Vacation: Holiday Road

A couple of months ago, I was watching the new trailer for the Vacation movie that hit theaters last weekend. This is a sequel of sorts to the original series of Vacation movies in that Rusty, the son of Clark and Ellen Griswold, has grown up and decided to take his own family on a vacation to Walley World. After I finished watching the trailer, I called the Beast to express my concerns with what I had just seen.

The trailer seemed to show a movie that forgot what made the original Vacation (and, to a slightly lesser degree, Christmas Vacation) a classic movie. Now I was not bothered by the potential increase in vulgarity and sexual situations generally (the original Vacation was a National Lampoon production, rated R and plenty risqué for 1983), but because those issues were not being used in a broader context, which is the family dynamic, with a good, flawed father leading the way.

Clark Griswold in the original Vacation was a man that wanted nothing more than to give his family a vacation of a lifetime. There is no doubt how much he loves his family and how much they love him. That is the fulcrum around which all of the crazy situations, foul-mouth meltdowns and colossal screw-ups happen, which makes them all work in a comedic manner. The frustration Clark feels when the family isn’t as excited as he is to continue the vacation, and his confusion with his place in the family and growing older that leads to the Christy Brinkley scene in the pool–those are feelings we can all understand and empathize with, it’s just Clark takes them to a whole different level in how he reacts to them–hence the humor.
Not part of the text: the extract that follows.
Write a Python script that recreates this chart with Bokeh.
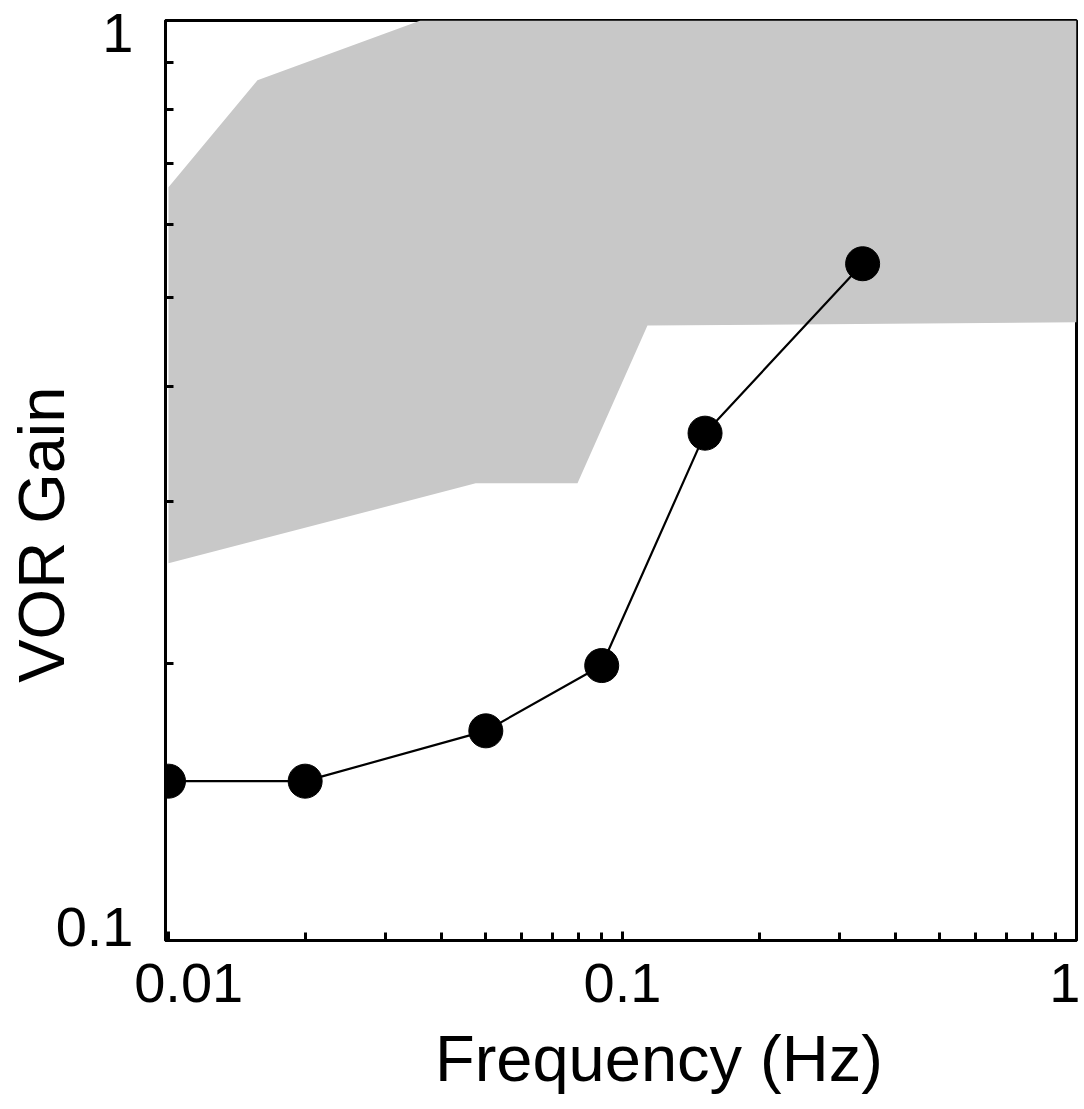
from bokeh.plotting import figure
from bokeh.models import Range1d, FixedTicker, CustomJSTickFormatter, LogAxis, LogScale
from bokeh.embed import file_html
from bokeh.resources import INLINE

# data
freq = [0.01, 0.02, 0.05, 0.09, 0.152, 0.338]
gain = [0.149, 0.149, 0.169, 0.199, 0.356, 0.544]

# normal range (shaded band)
band_x = [0.01, 0.0157, 0.0359, 1.0, 1.0, 0.1135, 0.0796, 0.0475, 0.01]
band_y = [0.659, 0.861, 1.0, 1.0, 0.470, 0.466, 0.314, 0.314, 0.257]

x_major = [0.01, 0.1, 1]
x_minor = [0.02, 0.03, 0.04, 0.05, 0.06, 0.07, 0.08, 0.09,
           0.2, 0.3, 0.4, 0.5, 0.6, 0.7, 0.8, 0.9]
y_major = [0.1, 1]
y_minor = [0.2, 0.3, 0.4, 0.5, 0.6, 0.7, 0.8, 0.9]

FONT = "Liberation Sans"

p = figure(width=1080, height=1105, x_axis_type="log", y_axis_type="log",
           x_range=Range1d(0.00985, 1.0), y_range=Range1d(0.1, 1.0),
           output_backend="svg", toolbar_location=None,
           min_border_left=165, min_border_right=4, min_border_top=20,
           min_border_bottom=165)
p.background_fill_color = "white"
p.border_fill_color = "white"
p.outline_line_color = "black"
p.outline_line_width = 3
p.xgrid.visible = False
p.ygrid.visible = False

p.patch(band_x, band_y, fill_color="#c8c8c8", line_color=None)
p.line(freq, gain, line_color="black", line_width=2.2)
p.scatter(freq, gain, size=34, fill_color="black", line_color="black")

p.xaxis.ticker = FixedTicker(ticks=x_major, minor_ticks=x_minor)
p.yaxis.ticker = FixedTicker(ticks=y_major, minor_ticks=y_minor)
p.xaxis.formatter = CustomJSTickFormatter(
    code="return tick < 0.05 ? '\\u2007\\u2006' + tick.toString() : tick.toString();")
p.yaxis.formatter = CustomJSTickFormatter(code="return '';")
for ax in (p.xaxis, p.yaxis):
    ax.axis_line_width = 3
    ax.axis_line_color = "black"
    ax.major_tick_in = 9
    ax.major_tick_out = 0
    ax.minor_tick_in = 8
    ax.minor_tick_out = 0
    ax.major_tick_line_width = 3
    ax.minor_tick_line_width = 3
    ax.major_label_text_font = FONT
    ax.major_label_text_font_size = "56px"
    ax.major_label_text_color = "black"
    ax.axis_label_text_font = FONT
    ax.axis_label_text_font_size = "65px"
    ax.axis_label_text_font_style = "normal"
    ax.axis_label_text_color = "black"
p.xaxis.major_label_standoff = 10
p.yaxis.major_label_standoff = 0
p.xaxis.axis_label = "\u2003\u2006Frequency (Hz)"
p.xaxis.axis_label_standoff = 5

# label axis for the gain values (slightly offset placement, as in the original)
p.extra_y_ranges = {"ylab": Range1d(0.09666, 1.0340)}
p.extra_y_scales = {"ylab": LogScale()}
ylab = LogAxis(y_range_name="ylab",
               ticker=FixedTicker(ticks=y_major, minor_ticks=[]),
               formatter=CustomJSTickFormatter(code="return tick.toString();"))
ylab.axis_line_color = None
ylab.major_tick_line_color = None
ylab.minor_tick_line_color = None
ylab.major_tick_out = 0
ylab.major_tick_in = 0
ylab.minor_tick_out = 0
ylab.minor_tick_in = 0
ylab.major_label_standoff = 32
ylab.major_label_text_font = FONT
ylab.major_label_text_font_size = "56px"
ylab.major_label_text_color = "black"
ylab.axis_label = "VOR Gain\u2003\u2002\u2006"
ylab.axis_label_text_font = FONT
ylab.axis_label_text_font_size = "65px"
ylab.axis_label_text_font_style = "normal"
ylab.axis_label_text_color = "black"
ylab.axis_label_standoff = -25
p.add_layout(ylab, "left")

open("out.html", "w").write(file_html(p, INLINE))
For anyone that grew up watching movies in the ’80s, this understanding of emotions and its importance in the pathos of Clark during the course of the cross-country trip can be understood when you hear the name of the main writer of the story and the screenplay–John Hughes. John Hughes knew what he was doing when he wrote about flawed people, the emotions surrounding them, and our love towards them–see The Breakfast Club, Planes, Trains and Automobiles, Pretty in Pink, Sixteen Candles, and Uncle Buck.  All of these movies are funny, but touching in how they deal with misfits, bad choices, life in general and its quirks in particular.

So, unfortunately it appears my initial concerns about the new Vacation were right, the reviews are terrible, it is plummeting down the box office totals, and will have no lasting impact unlike the original, that’s too bad. But I think the overriding difference can be summed up as follows:

At the end of the original Vacation, when Clark says to Roy Walley (a Roy/Walt Disney lookalike!), “Wouldn’t you do the same thing for your children.” and Roy says: “No.” But, then he goes ahead and drops all the charges and they ride the coaster together. One reason that seems to work is that we actually like Clark and his family and think Roy should too.  We would be happy to hang out at Walley World with those Griswolds.  I don’t believe that is true for Rusty and his family.

So, enjoy the Holiday Road and Six Flags Magic Mountain (standing in for Walley World), with the original Griswolds!